_What is required_:
Pictures are excluded. Copy exactly, and only, the lines from the one containing "Clone this chart in Bokeh." through the one containing "lab=labels, c=colors, cat=categories))", both ends included.

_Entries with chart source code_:
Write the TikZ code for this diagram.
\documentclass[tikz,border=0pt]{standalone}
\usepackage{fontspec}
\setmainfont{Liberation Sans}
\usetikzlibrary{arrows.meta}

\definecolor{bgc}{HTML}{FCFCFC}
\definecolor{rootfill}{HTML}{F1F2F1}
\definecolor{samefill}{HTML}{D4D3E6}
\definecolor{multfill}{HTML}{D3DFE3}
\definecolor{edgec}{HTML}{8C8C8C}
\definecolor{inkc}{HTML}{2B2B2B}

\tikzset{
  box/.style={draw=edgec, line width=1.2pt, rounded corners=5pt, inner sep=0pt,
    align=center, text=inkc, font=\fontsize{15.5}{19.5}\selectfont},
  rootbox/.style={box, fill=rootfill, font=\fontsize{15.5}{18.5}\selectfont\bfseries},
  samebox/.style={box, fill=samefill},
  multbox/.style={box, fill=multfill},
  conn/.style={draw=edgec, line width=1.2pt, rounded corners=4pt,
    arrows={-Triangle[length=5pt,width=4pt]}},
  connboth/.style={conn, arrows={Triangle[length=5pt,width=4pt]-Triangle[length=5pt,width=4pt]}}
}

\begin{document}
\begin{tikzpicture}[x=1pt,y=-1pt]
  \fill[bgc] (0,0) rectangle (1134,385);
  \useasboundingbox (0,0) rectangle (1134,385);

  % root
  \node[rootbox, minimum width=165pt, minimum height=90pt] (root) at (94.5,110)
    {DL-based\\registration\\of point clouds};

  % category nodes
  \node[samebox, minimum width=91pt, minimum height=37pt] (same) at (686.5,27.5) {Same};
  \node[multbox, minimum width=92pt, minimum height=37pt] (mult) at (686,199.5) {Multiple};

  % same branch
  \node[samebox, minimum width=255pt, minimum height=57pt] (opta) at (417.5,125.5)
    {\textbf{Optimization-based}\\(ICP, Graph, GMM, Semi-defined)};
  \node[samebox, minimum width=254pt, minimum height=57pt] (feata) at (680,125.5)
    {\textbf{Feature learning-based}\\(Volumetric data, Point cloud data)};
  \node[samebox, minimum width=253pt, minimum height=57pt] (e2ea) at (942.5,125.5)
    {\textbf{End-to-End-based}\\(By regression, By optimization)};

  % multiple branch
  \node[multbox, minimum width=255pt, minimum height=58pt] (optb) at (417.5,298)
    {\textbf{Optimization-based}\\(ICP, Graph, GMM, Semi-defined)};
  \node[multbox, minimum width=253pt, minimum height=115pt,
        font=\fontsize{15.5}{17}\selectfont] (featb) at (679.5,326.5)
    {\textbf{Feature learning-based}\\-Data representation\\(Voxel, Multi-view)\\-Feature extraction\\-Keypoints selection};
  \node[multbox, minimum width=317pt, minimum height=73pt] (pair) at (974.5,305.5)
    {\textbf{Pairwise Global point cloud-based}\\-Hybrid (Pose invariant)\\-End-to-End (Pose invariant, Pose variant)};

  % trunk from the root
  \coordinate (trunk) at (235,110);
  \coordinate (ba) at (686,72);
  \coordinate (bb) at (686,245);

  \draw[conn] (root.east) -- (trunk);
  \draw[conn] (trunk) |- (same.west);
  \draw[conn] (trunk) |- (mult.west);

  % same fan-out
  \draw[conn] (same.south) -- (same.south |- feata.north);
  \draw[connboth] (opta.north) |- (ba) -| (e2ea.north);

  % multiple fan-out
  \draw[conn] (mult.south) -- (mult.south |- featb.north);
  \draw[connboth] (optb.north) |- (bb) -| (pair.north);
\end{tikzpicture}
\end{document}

--

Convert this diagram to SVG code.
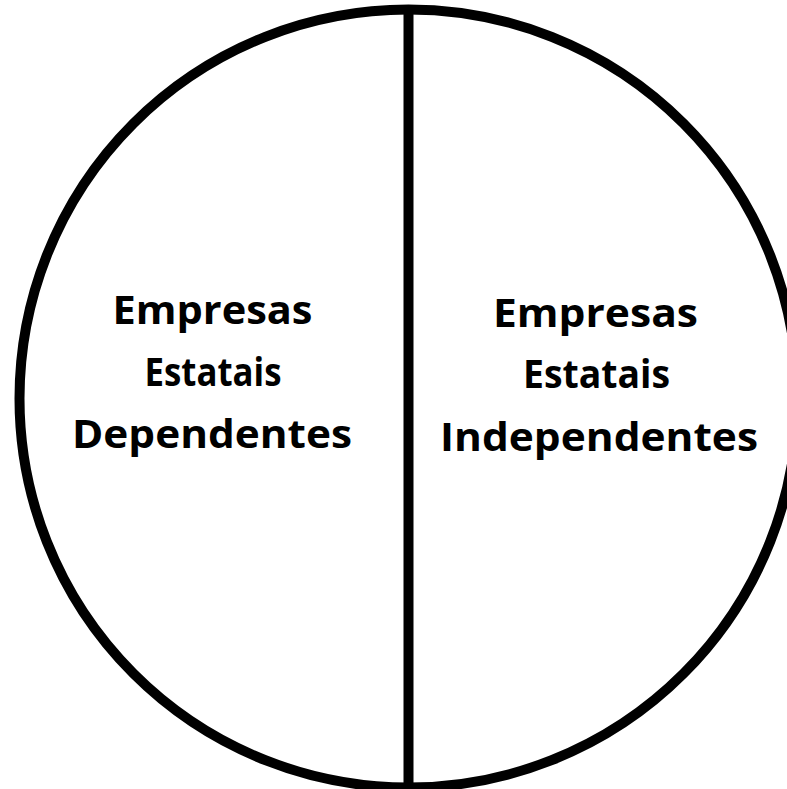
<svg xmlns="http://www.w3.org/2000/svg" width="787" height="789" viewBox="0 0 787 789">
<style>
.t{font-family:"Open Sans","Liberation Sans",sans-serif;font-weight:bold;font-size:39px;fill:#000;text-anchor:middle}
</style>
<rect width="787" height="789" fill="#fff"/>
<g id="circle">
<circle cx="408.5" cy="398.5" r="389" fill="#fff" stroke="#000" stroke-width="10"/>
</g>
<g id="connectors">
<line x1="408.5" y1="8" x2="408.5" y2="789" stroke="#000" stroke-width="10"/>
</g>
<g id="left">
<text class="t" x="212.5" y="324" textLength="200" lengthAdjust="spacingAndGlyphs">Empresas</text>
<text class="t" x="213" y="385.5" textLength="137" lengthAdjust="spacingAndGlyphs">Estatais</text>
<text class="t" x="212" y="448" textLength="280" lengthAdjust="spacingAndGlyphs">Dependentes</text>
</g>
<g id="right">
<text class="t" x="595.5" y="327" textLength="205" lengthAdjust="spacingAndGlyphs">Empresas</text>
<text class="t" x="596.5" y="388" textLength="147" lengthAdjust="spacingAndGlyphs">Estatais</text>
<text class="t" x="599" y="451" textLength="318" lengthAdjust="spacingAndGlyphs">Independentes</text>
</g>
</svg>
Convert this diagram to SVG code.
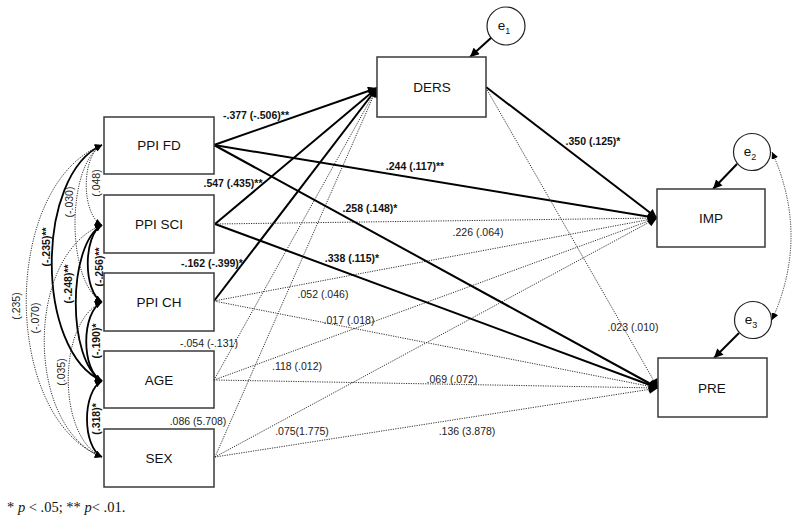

...

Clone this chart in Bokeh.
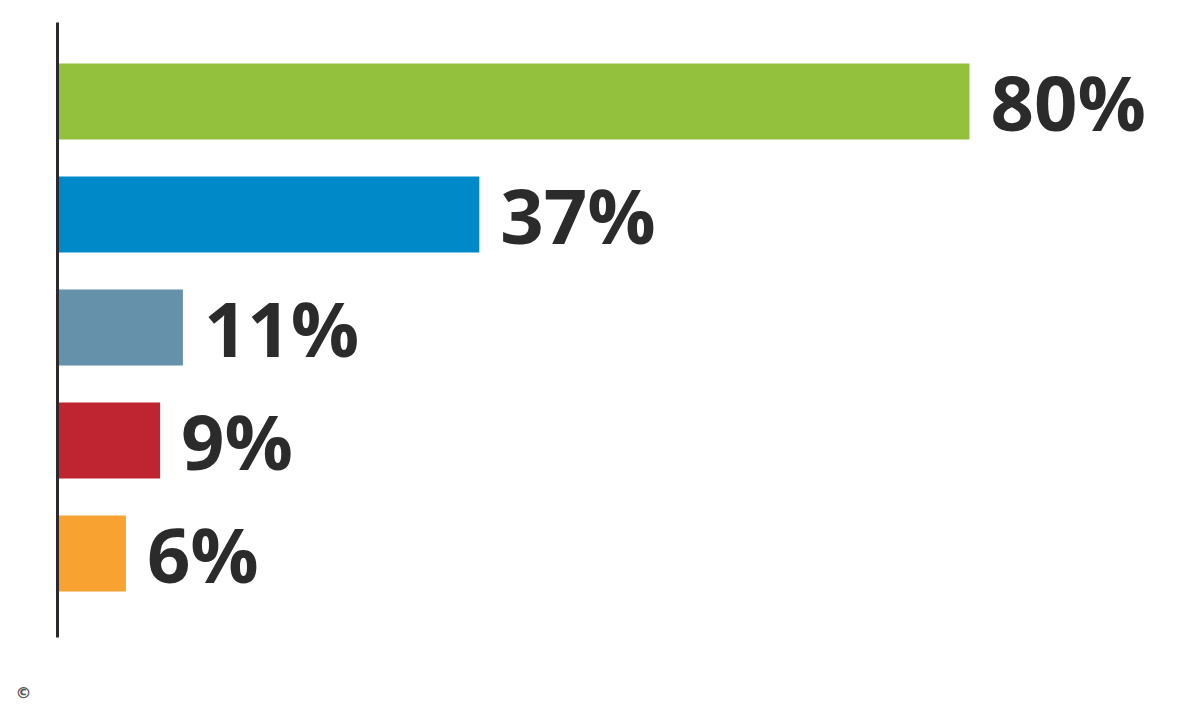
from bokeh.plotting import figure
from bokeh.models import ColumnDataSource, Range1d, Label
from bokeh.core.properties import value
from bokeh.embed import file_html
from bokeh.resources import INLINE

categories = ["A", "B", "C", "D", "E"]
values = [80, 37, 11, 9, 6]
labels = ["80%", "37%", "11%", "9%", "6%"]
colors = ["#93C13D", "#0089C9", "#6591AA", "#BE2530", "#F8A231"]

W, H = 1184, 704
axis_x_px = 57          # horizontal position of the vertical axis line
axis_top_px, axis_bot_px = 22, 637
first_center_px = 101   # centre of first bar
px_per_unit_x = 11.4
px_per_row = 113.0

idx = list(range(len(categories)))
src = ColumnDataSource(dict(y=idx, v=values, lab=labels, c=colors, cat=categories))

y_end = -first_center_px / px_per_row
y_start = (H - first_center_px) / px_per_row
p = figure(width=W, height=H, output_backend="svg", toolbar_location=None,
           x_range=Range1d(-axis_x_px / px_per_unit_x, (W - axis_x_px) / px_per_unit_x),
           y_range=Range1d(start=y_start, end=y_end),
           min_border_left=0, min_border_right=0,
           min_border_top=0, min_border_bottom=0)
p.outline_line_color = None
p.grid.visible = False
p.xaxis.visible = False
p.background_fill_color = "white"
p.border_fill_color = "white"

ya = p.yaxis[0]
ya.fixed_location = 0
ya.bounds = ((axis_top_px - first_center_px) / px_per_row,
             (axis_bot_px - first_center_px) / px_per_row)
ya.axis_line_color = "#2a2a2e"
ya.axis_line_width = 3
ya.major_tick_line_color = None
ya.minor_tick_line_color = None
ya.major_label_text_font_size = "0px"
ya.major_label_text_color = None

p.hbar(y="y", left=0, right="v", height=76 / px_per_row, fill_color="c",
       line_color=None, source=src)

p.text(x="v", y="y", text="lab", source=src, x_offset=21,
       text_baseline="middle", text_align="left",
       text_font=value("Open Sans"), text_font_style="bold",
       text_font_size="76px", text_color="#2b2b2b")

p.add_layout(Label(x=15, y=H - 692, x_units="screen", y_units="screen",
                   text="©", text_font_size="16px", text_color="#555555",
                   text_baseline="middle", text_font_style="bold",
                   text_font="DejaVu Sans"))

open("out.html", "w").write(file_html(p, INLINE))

_Final result_:
Clone this chart in Bokeh.
from bokeh.plotting import figure
from bokeh.models import ColumnDataSource, Range1d, Label
from bokeh.core.properties import value
from bokeh.embed import file_html
from bokeh.resources import INLINE

categories = ["A", "B", "C", "D", "E"]
values = [80, 37, 11, 9, 6]
labels = ["80%", "37%", "11%", "9%", "6%"]
colors = ["#93C13D", "#0089C9", "#6591AA", "#BE2530", "#F8A231"]

W, H = 1184, 704
axis_x_px = 57          # horizontal position of the vertical axis line
axis_top_px, axis_bot_px = 22, 637
first_center_px = 101   # centre of first bar
px_per_unit_x = 11.4
px_per_row = 113.0

idx = list(range(len(categories)))
src = ColumnDataSource(dict(y=idx, v=values, lab=labels, c=colors, cat=categories))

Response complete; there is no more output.